Many distilleries offer tours to visitors to show the curious how their favourite drink is made first-hand, and there are now specialist trips taking sightseers around the major centres of whisky production. Scotland is divided into five whisky-producing regions, each with its own style and its share of devotees. Speyside, on the banks of the River Spey in Moray, was once considered part of the Highland region, but due to the distinctive character of its whiskies, and its profusion of distilleries (almost half of all Scotland's distilleries), it is now recognised as a separate region. With its concentration of whisky heritage, and as home to such major brands as Glenfiddich, The Glenlivet and The Macallan, Speyside is a major centre of whisky tourism in Scotland.
The Isle of Islay is also afforded status as a region unto itself: in its mere 240 square miles, it is home to eight well-known distilleries (a ninth, Kilchoman, began production in 2005, the first new distillery on the island in over a century, but has not yet begun selling its product). Campbeltown, the Isle of Arran and the Mull of Kintyre, is home to three malt whisky distilleries, and the Highland region (sometimes subdivided into Highland malts and Island malts) produces many of the more well-known malt whiskies such as Glenmorangie and Dalwhinnie. Only three malt whisky distilleries remain in the Lowland region, where the whisky is traditionally produced by a triple-, rather than double-distillation method.
The Scottish Malt Whisky Trail takes visitors on a tour of some of the most important centres of whisky production, and the traditional crafts associated with the industry. Centred on the Speyside region, whisky lovers can visit working and historic distilleries, see the art of the cooper (barrel-maker), and of course get a chance to enjoy some of the finished product with old and new friends in the convivial atmosphere of a Highland pub.
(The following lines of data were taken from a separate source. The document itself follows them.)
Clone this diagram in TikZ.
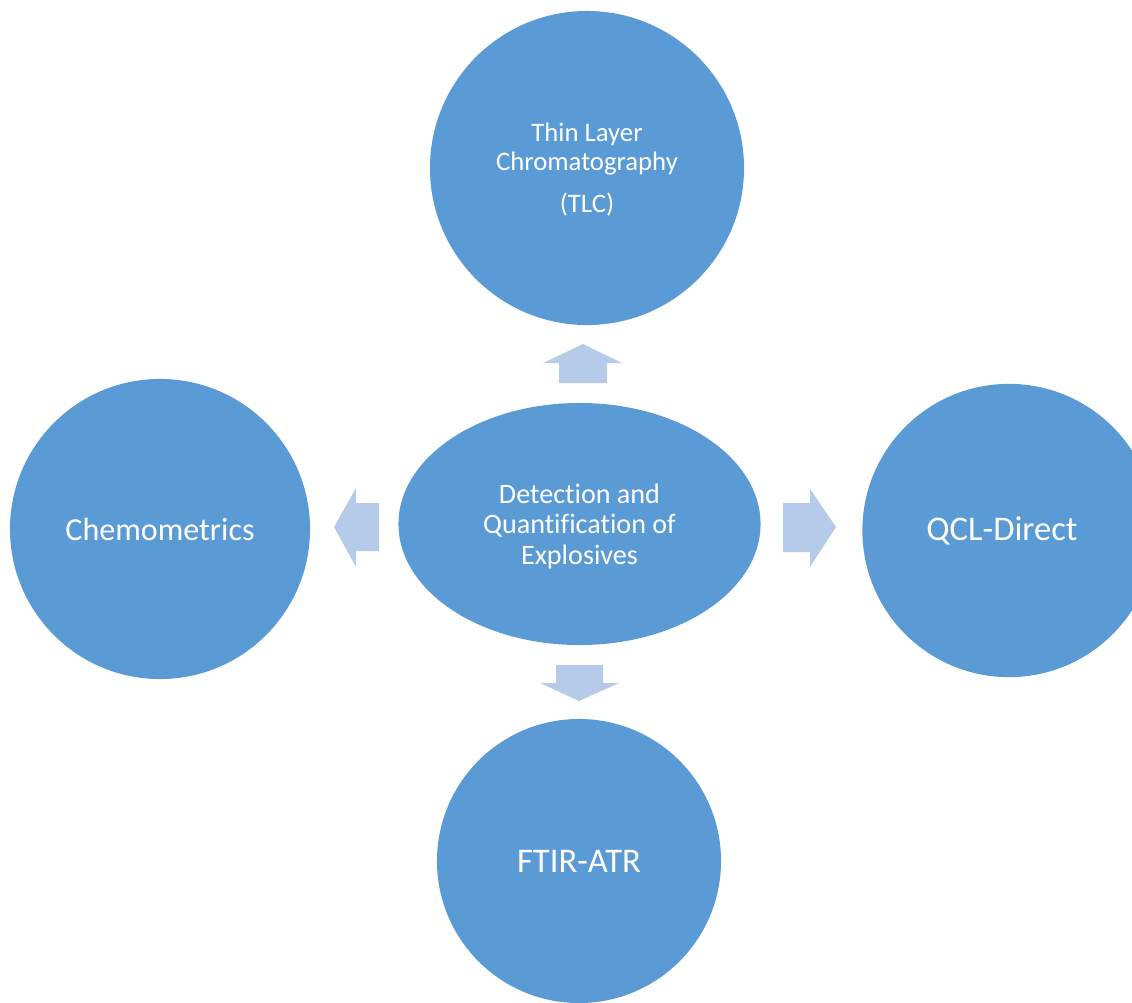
\documentclass[tikz,border=0pt]{standalone}
\usepackage{fontspec}
\setmainfont[Ligatures=CommonOff]{Carlito}
\usetikzlibrary{shapes.geometric}
\usetikzlibrary{positioning}
\definecolor{bubble}{RGB}{91,155,213}
\definecolor{blockarrow}{RGB}{182,203,233}
\tikzset{every picture/.style={x=0.025cm,y=-0.025cm},
topic/.style={circle,fill=bubble,text=white,align=center,inner sep=0pt},
hub/.style={ellipse,fill=bubble,text=white,align=center,inner sep=0pt,minimum width=9.05cm,minimum height=6.05cm},
blk/.style={fill=blockarrow}}

\begin{document}
\begin{tikzpicture}
\path[use as bounding box,clip] (0,0) rectangle (1132,1002);

\node (hub) at (579.5,524) [hub,text depth=0pt,font=\fontsize{20}{21.7}\selectfont] {Detection and\\Quantification of\\Explosives};
\node (tlc) at (587,168) [topic,text depth=0pt,minimum size=7.85cm,font=\fontsize{19}{20.6}\selectfont] {Thin Layer\\Chromatography\\[9pt](TLC)};
\node (chem) at (160,529) [topic,minimum size=7.5cm,font=\fontsize{22.8}{27}\selectfont] {Chemometrics};
\node (qcl) at (1009,530.5) [topic,minimum size=7.33cm,label={[text=white,font=\fontsize{24.6}{29}\selectfont,xshift=-0.175cm]center:QCL-Direct}] {};
\node (ftir) at (579,861) [topic,minimum size=7.1cm,font=\fontsize{24.6}{29}\selectfont] {FTIR-ATR};

\fill[blk] (559,383) -- (559,363) -- (543,363) -- (583,344) -- (622,363) -- (607,363) -- (607,383) -- cycle;
\fill[blk] (556,665) -- (603,665) -- (603,683) -- (619,683) -- (579,701) -- (540,683) -- (556,683) -- cycle;
\fill[blk] (379,503) -- (356,503) -- (356,488) -- (334,527) -- (356,567) -- (356,551) -- (379,551) -- cycle;
\fill[blk] (783,503) -- (810,503) -- (810,489) -- (836,527) -- (810,567) -- (810,552) -- (783,552) -- cycle;

\end{tikzpicture}
\end{document}
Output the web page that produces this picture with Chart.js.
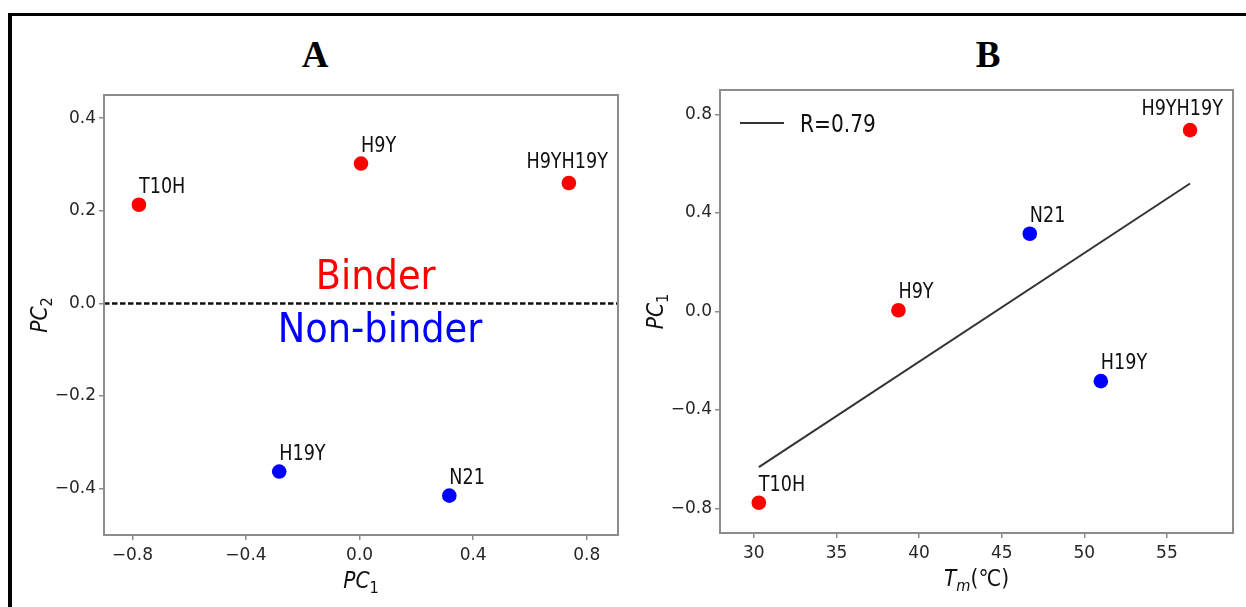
<!DOCTYPE html>
<html>
<head>
<meta charset="utf-8">
<title>PC1 / PC2 and Tm</title>
<script src="https://cdn.jsdelivr.net/npm/chart.js@4.4.1/dist/chart.umd.min.js"></script>
<style>
  html,body{margin:0;padding:0;background:#fff;}
  body{position:relative;width:1246px;height:607px;overflow:hidden;}
  #frame{position:absolute;left:8px;top:13px;width:1300px;height:700px;border-top:3px solid #000;border-left:4px solid #000;}
  .panel{position:absolute;top:0;height:607px;}
  #panelA{left:0;width:630px;}
  #panelB{left:630px;width:616px;}
  .tag{position:absolute;top:36px;font:bold 37px/1 'Liberation Serif','Times New Roman',serif;transform:translateX(-50%);color:#000;}
</style>
</head>
<body>
<div id="frame"></div>
<div class="tag" style="left:315px">A</div>
<div class="tag" style="left:988px">B</div>
<div class="panel" id="panelA"><canvas id="chartA"></canvas></div>
<div class="panel" id="panelB"><canvas id="chartB"></canvas></div>
<script>
// data
const mutants = ['T10H', 'H9Y', 'H9YH19Y', 'H19Y', 'N21'];
const binder  = [true, true, true, false, false];
const pc1 = [-0.777, 0.005, 0.737, -0.283, 0.316];
const pc2 = [0.213, 0.302, 0.260, -0.363, -0.415];
const tm  = [30.3, 38.75, 56.4, 51.0, 46.7];

// regression line ends (panel B)
const fitTm  = [30.3, 56.4];
const fitPc1 = [-0.632, 0.52];
const fitName = 'R=0.79';

// axes
const aXTicks = [-0.8, -0.4, 0.0, 0.4, 0.8];
const aYTicks = [-0.4, -0.2, 0.0, 0.2, 0.4];
const bXTicks = [30, 35, 40, 45, 50, 55];
const bYTicks = [-0.8, -0.4, 0.0, 0.4, 0.8];
const aXRange = [-0.9, 0.91];
const aYRange = [-0.5, 0.45];
const bXRange = [27.95, 59];
const bYRange = [-0.9, 0.9];

// class notes in panel A (text, data position)
const noteText = ['Binder', 'Non-binder'];
const noteAt = [[0.057, 0.032], [0.072, -0.083]];

const FONT = "'DejaVu Sans', sans-serif";
const INK = '#262626';
const SPINE = '#8c8c8c';
const RED = '#ff0000', BLUE = '#0000ff';
const SQUEEZE = 0.84; // the original figure text is a bit narrow

function pcFmt(v){ return Number(v).toFixed(1).replace('-', '\u2212'); }
function intFmt(v){ return String(v); }

function axis(range, ticks, fmt, fit, pad){
  return {
    type: 'linear', min: range[0], max: range[1],
    afterBuildTicks: s => { s.ticks = ticks.map(v => ({value: v})); },
    afterFit: fit,
    grid: {drawOnChartArea: false, drawTicks: true, tickLength: 5, color: SPINE, lineWidth: 1.5},
    border: {display: false},
    ticks: {font: {family: FONT, size: 17}, color: INK, padding: pad, autoSkip: false, maxRotation: 0, callback: fmt}
  };
}

function narrowText(ctx, txt, x, y, sx){
  ctx.save();
  ctx.translate(x, y);
  ctx.scale(sx, 1);
  ctx.fillText(txt, 0, 0);
  ctx.restore();
}

function partFont(p, size){ return (p.it ? 'italic ' : '') + (p.sub ? size * 0.72 : size) + 'px ' + FONT; }
function drawParts(ctx, parts, size, cx, by, sx){
  let w = 0;
  parts.forEach(p => { ctx.font = partFont(p, size); w += ctx.measureText(p.t).width * sx; });
  let x = cx - w / 2;
  ctx.textAlign = 'left'; ctx.textBaseline = 'alphabetic';
  parts.forEach(p => {
    ctx.font = partFont(p, size);
    narrowText(ctx, p.t, x, by + (p.sub ? size * 0.22 : 0), sx);
    x += ctx.measureText(p.t).width * sx;
  });
}

// box, axis titles, point labels
function decor(xTitle, yTitle){
  return {
    id: 'decor',
    afterDatasetsDraw(chart){
      const {ctx, chartArea: a} = chart;
      const meta = chart.getDatasetMeta(chart.data.datasets.length - 1);
      ctx.save();
      ctx.font = '22px ' + FONT;
      ctx.fillStyle = '#111';
      ctx.textBaseline = 'alphabetic';
      ctx.textAlign = 'left';
      meta.data.forEach((pt, i) => {
        const txt = mutants[i];
        const w = ctx.measureText(txt).width * 0.8;
        let x = pt.x, y = pt.y - 12;
        if (x + w > a.right - 6) { x = a.right - 10 - w; y -= 3; }
        narrowText(ctx, txt, x, y, 0.8);
      });
      ctx.restore();
    },
    afterDraw(chart){
      const {ctx, chartArea: a} = chart;
      ctx.save();
      ctx.strokeStyle = SPINE; ctx.lineWidth = 2;
      ctx.strokeRect(a.left, a.top, a.right - a.left, a.bottom - a.top);
      ctx.fillStyle = '#111';
      drawParts(ctx, xTitle, 23, (a.left + a.right) / 2, a.bottom + 53, 0.88);
      ctx.translate(a.left - 57, (a.top + a.bottom) / 2);
      ctx.rotate(-Math.PI / 2);
      drawParts(ctx, yTitle, 23, 0, 0, 0.88);
      ctx.restore();
    }
  };
}

const notes = {
  id: 'notes',
  afterDatasetsDraw(chart){
    const {ctx, scales} = chart;
    ctx.save();
    ctx.font = '40px ' + FONT;
    ctx.textAlign = 'center'; ctx.textBaseline = 'alphabetic';
    noteText.forEach((t, i) => {
      ctx.fillStyle = i === 0 ? RED : BLUE;
      narrowText(ctx, t, scales.x.getPixelForValue(noteAt[i][0]), scales.y.getPixelForValue(noteAt[i][1]), 0.92);
    });
    ctx.restore();
  }
};

const fitLegend = {
  id: 'fitLegend',
  afterDraw(chart){
    const {ctx, chartArea: a} = chart;
    const ds = chart.data.datasets[0];
    const y = a.top + 33;
    ctx.save();
    ctx.strokeStyle = ds.borderColor; ctx.lineWidth = ds.borderWidth;
    ctx.beginPath(); ctx.moveTo(a.left + 20, y); ctx.lineTo(a.left + 64, y); ctx.stroke();
    ctx.fillStyle = '#111';
    ctx.font = '24px ' + FONT;
    ctx.textAlign = 'left'; ctx.textBaseline = 'alphabetic';
    narrowText(ctx, ds.label, a.left + 80, y + 9, SQUEEZE);
    ctx.restore();
  }
};

const pointColors = binder.map(b => b ? RED : BLUE);
const common = {
  responsive: true, maintainAspectRatio: false, animation: false, devicePixelRatio: 1,
  events: [],
  plugins: {legend: {display: false}, tooltip: {enabled: false}}
};

new Chart(document.getElementById('chartA'), {
  type: 'scatter',
  data: {
    datasets: [
      {
        label: 'zero',
        data: [{x: aXRange[0], y: 0}, {x: aXRange[1], y: 0}],
        showLine: true, borderColor: '#111', borderWidth: 2.5, borderDash: [5.5, 2.5], pointRadius: 0
      },
      {
        label: 'mutants',
        data: pc1.map((v, i) => ({x: v, y: pc2[i]})),
        pointRadius: 7.3, pointHoverRadius: 7.3, pointBorderWidth: 0,
        pointBackgroundColor: pointColors, backgroundColor: pointColors
      }
    ]
  },
  options: Object.assign({}, common, {
    layout: {padding: {top: 95, right: 12, bottom: 0, left: 0}},
    scales: {
      x: axis(aXRange, aXTicks, pcFmt, s => { s.height = 72; }, 5),
      y: axis(aYRange, aYTicks, pcFmt, s => { s.width = 104; }, 3)
    }
  }),
  plugins: [notes, decor([{t: 'PC', it: true}, {t: '1', sub: true}], [{t: 'PC', it: true}, {t: '2', sub: true}])]
});

new Chart(document.getElementById('chartB'), {
  type: 'scatter',
  data: {
    datasets: [
      {
        label: fitName,
        data: fitTm.map((v, i) => ({x: v, y: fitPc1[i]})),
        showLine: true, borderColor: '#333', borderWidth: 2, pointRadius: 0
      },
      {
        label: 'mutants',
        data: tm.map((v, i) => ({x: v, y: pc1[i]})),
        pointRadius: 7.3, pointHoverRadius: 7.3, pointBorderWidth: 0,
        pointBackgroundColor: pointColors, backgroundColor: pointColors
      }
    ]
  },
  options: Object.assign({}, common, {
    layout: {padding: {top: 90, right: 13, bottom: 0, left: 0}},
    scales: {
      x: axis(bXRange, bXTicks, intFmt, s => { s.height = 74; }, 5),
      y: axis(bYRange, bYTicks, pcFmt, s => { s.width = 90; }, 3)
    }
  }),
  plugins: [fitLegend, decor([{t: 'T', it: true}, {t: 'm', it: true, sub: true}, {t: '(\u2103)'}], [{t: 'PC', it: true}, {t: '1', sub: true}])]
});
</script>
</body>
</html>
Buoyed by the large and growing international market for Scotch whisky, the industry is adapting its traditional values for the modern world. New markets are opening up, and new generations of drinkers are learning to love the malt. In Germany, traditionally a nation of beer and wine drinkers, Scotch whisky is experiencing a surge of popularity among the young. Scotch is now the fashionable drink to be seen with in Germany's restaurants and bars, having overtaken French cognac as the most popular premium spirit. A whole industry has sprung up importing whisky by the cask from Scotland and blending and bottling it in Germany to suit the local palate. Lars "Jack" Wiebers, from the former East Germany, began importing whisky after developing a taste for it on holiday in Greece. "The standard whiskies from the distilleries are usually made by mixing whiskies from various casks to get consistency," Wiebers said. "With an independent bottling, you often get the pure taste of a whisky from one single barrel.", he told German website Deutsche Welle.
With a bright future of growing sales abroad, and increasing interest from visitors in whisky production at home, Scotland's whisky industry has a bright future to look forward to.